Skip to content

prometheus Runbook

Metadata

Field Value
Service prometheus
Criticality Tier 1
Owner Platform / Observability owner
Namespace prometheus
Clusters jls
Last validated 2026-05-20
Related service page ../services/prometheus.md

Trigger Conditions

  • Alerting stops.
  • Scrape targets are missing.
  • TSDB storage is full or unavailable.
  • External Prometheus or Alertmanager endpoints fail.

1. Health Checks

kubectl -n prometheus get pods,svc,pvc,ingressroute
kubectl -n prometheus logs statefulset/prometheus-server --tail=200
kubectl -n prometheus logs deploy/alertmanager --tail=100

2. Troubleshooting Workflows

Check scraping, alerting, and storage:

kubectl -n prometheus describe statefulset prometheus-server
kubectl -n prometheus get configmap
kubectl -n prometheus get secret

Look for rule errors, remote-write failures, and disk pressure.

3. Disaster Recovery

  1. Restore TSDB storage and alerting secrets.
  2. Reconcile the rendered overlay.
  3. Confirm scrape targets recover.
  4. Trigger and validate a test alert path.

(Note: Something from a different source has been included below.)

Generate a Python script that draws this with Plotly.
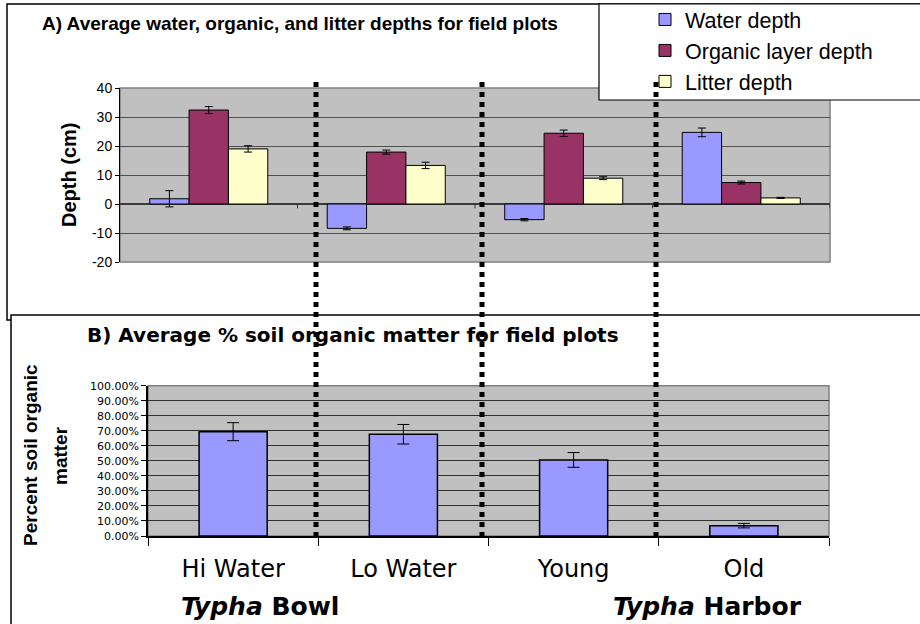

4. Scaling and Resource Management

kubectl -n prometheus top pod

Increase storage, memory, or retention controls in Git when scrape volume outgrows the current profile.

5. Maintenance Procedures

  • Rotate alert receiver and remote-write secrets.
  • Review rule changes before merges.
  • Plan retention changes carefully because TSDB rewrites can be expensive.

6. Rollback Strategy

  • Revert the overlay to the previous working revision.
  • Restore the prior TSDB snapshot if a config or upgrade damaged the data path.

7. Post-Incident Actions

  1. Add a changelog fragment covering manual recovery.
  2. Update the service page if endpoints or integrations changed.
  3. Add the observed failure mode to this runbook.